Error handling multi-agent architecture is part of the tm creation 
pipeline:

**Image → LLM Extraction → Multi-Agent Validation → JSON (corrected ODEs + concepts) → Template Model → Mtx odes**

**REMAINING ERRORS:**
- Parameter consistency: mostly symbolic differences (e.g. rho_1 vs. rho1), sometimes more serious: e.g. rho vs. q (similar) -> LLM has no info, which one is used, doesn’t know it needs fix
- Multiplication vs. addition still gets mixed up sometimes
- Semantic compartment mismatches I(t) vs. T(t)-> extra validation needed e.g. linear and 
- Strengthening of the arithmetic validation is much needed!
- Precision of coefficient extraction 
- Still remains: CodeExecutionError: Error while executing the code: 'Symbol' object is not callable (examples: BIOMD000000972, BIOMD000000976)
- The error handling function  mixes up the order of operations in some cases (example: BIOMD0000000991)
- Extraction of the compartments differ from the original completely, maybe derived from the RHS (example: 2024_dec_epi_1_model_A)


---

> CURRENT VERSION:
## Multi-Agent Pipeline:
**version= 003**

There are clearly separable problem areas, which will be better managed by detailing and resolving the prompting. An agenda based approach will systematically address extraction challenges by organizing the process into distinct agenda items, each targeting specific aspects of the process:

### Agent 1: Initial Extraction
- Extract equations from image/PDF using existing MIRA logic
- Convert mathematical notation to SymPy code representation
- Pass raw code string to next agent

### Agent 2: Execution Error Handler
- Attempt to execute the extracted SymPy code
- Catch and diagnose execution errors (missing imports, undefined variables, syntax errors)
- Automatically fix common issues and retry execution
- Pass executable code and any remaining warnings forward

### Agent 3: Symbol & Parameter Analysis
#### Time dependency classification:
- Identify all variables that appear with d/dt (time-dependent)
- Classify remaining symbols as parameters or independent variables
- Flag any inconsistencies in variable usage

#### Parameter consistency checking:
- Detect parameters that appear in equations but aren't defined
- Identify duplicate parameter definitions
- Find defined but unused parameters
- Check notation consistency (subscripts, superscripts, Greek letters)
- Pass comprehensive symbol mapping to next agent

### Agent 4: Diagnostic & Scoring
- Calculate extraction quality score based on:
 - Successful execution (from Agent 2)
 - Symbol consistency (from Agent 3)
 - Common extraction error patterns
- Generate final report with:
 - Overall confidence score
 - Specific warnings about potential extraction errors
 - Recommendations for manual review if score is low
- Optional: Include lightweight mathematical validation (missing negative signs, suspicious parameter usage)

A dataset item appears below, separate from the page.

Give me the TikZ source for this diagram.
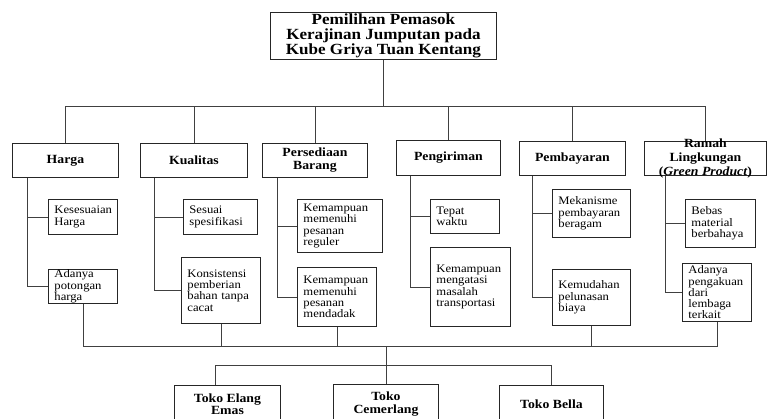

This pipeline transforms the single-shot extraction into a robust, multi-step process where each agent specializes in one aspect of validation and correction. Since each agent requires a distinct approach and prompt configuration, the LLM can achieve better focus (rather than receiving a summarized, less detailed message).

Other possible agenda items:

6. Symbol Validation – Are all variables and parameters defined? this focuses more on JSON

7. Biological Context Tagging – Are compartments semantically labeled (e.g., S = susceptible)?

8. JSON Structure Integrity – Is the output JSON consistent and complete?